Macaroni Cheese Bites
Like lots of families on the weekend, a trip to the local market has become a bit of a happy routine. Our Farmer’s Market in the neighbourhood school playground is terrific - often cheaper than supermarkets and a chance to touch and feel the produce as well as having a natter with the stallholders.
It’s important to not get too blissed out by the whole Farmer’s market shopping experience though - many producers of the packaged foods at the market claim that their food is ‘completely natural’. Generally people don’t like to be questioned about this - I’ve encountered many an eye roll when I start grilling them. And many times the products actually turn out to have sugar hidden in them. So frustrating! You have to check and double check.

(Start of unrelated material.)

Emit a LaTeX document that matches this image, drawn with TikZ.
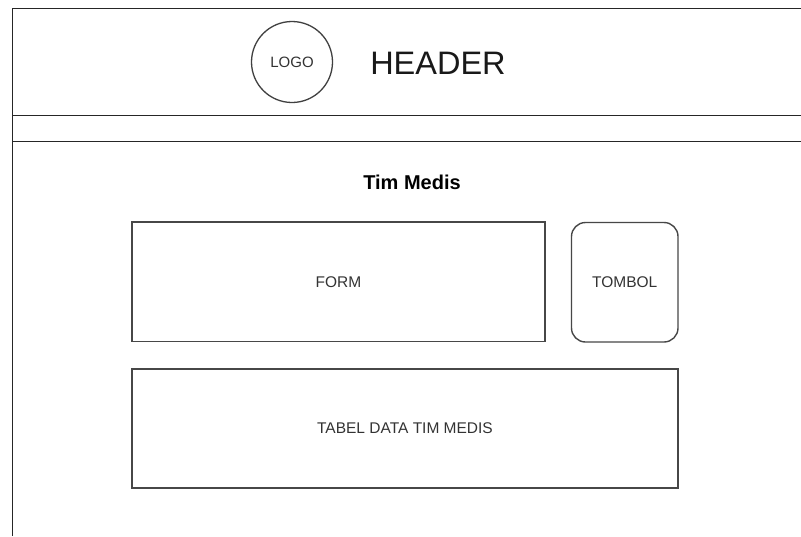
\documentclass[tikz,border=0pt]{standalone}
\usepackage{fontspec}
\setmainfont{Liberation Sans}
\begin{document}
\begin{tikzpicture}[x=1pt, y=-1pt,
  frameline/.style={draw=black!85, line width=1.3pt},
  panel/.style={draw=black!72, line width=1.4pt, fill=white, inner sep=0pt,
    font=\fontsize{15.5}{18}\selectfont, text=black!80},
  roundpanel/.style={panel, rounded corners=14pt},
  logocircle/.style={draw=black!75, line width=1.3pt, circle, inner sep=0pt,
    minimum size=81pt, font=\fontsize{15}{18}\selectfont, text=black!80},
  title/.style={inner sep=0pt, font=\bfseries\fontsize{20}{24}\selectfont},
  headertext/.style={inner sep=0pt, font=\fontsize{32.5}{38}\selectfont, text=black!90}]

  % page area
  \useasboundingbox[fill=white] (0,0) rectangle (801,536);

  % outer frame and header bands
  \coordinate (frametl) at (12.5,8.5);
  \coordinate (frametr) at (801,8.5);
  \coordinate (framebl) at (12.5,536);
  \coordinate (bandal) at (12.5,115.5);
  \coordinate (bandar) at (801,115.5);
  \coordinate (bandbl) at (12.5,141.5);
  \coordinate (bandbr) at (801,141.5);
  \draw[frameline] (framebl) -- (frametl) -- (frametr);
  \draw[frameline] (bandal) -- (bandar);
  \draw[frameline] (bandbl) -- (bandbr);

  % header content
  \node[logocircle] (logo) at (292,62) {LOGO};
  \node[headertext] (header) at (438,63) {HEADER};

  % page title
  \node[title] (title) at (412,182) {Tim Medis};

  % form, button and table
  \node[panel, minimum width=413pt, minimum height=119.5pt] (form) at (338.5,281.75) {FORM};
  \node[roundpanel, minimum width=106.5pt, minimum height=119.5pt] (tombol) at (624.75,282.25) {TOMBOL};
  \node[panel, minimum width=546pt, minimum height=119pt] (tabel) at (405,428.5) {TABEL DATA TIM MEDIS};
\end{tikzpicture}
\end{document}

I've mistakenly fallen for the beautiful, natural packaging or the promise of being organic - only to find on closer inspection the words ‘raw cane sugar’ hidden within the ingredients when I unpack at home.
Here is a wonderful recipe using fresh Parmesan from the stalls at the local market... Super easy to make, they can be used in lunch boxes, for picnics and as a delicious side to any supper.
110 grams of macaroni (Waitrose and Sainsbury's stock a gluten free version)
1/4 cup of rice milk ( Could use any type of milk... )
Pinch of salt
1 tbsp of Nutritional yeast( great to have in your cupboard.. )
170g of grated Parmesan
Grease a muffin tin, getting into all the corners and then preheat the oven to 200 degs. Cook the macaroni until al dente in a pan of salted water. Drain the pasta and place back in a saucepan andadd all the other ingredients to it. Stir slowly over a low heat until all of the cheese melts. Place the mixture into the muffin tins and and then bake in the oven for 20 minutes.
Make sure you leave the cups in the tin for at least ten minutes to stop them falling apart and then pop them out with a knife.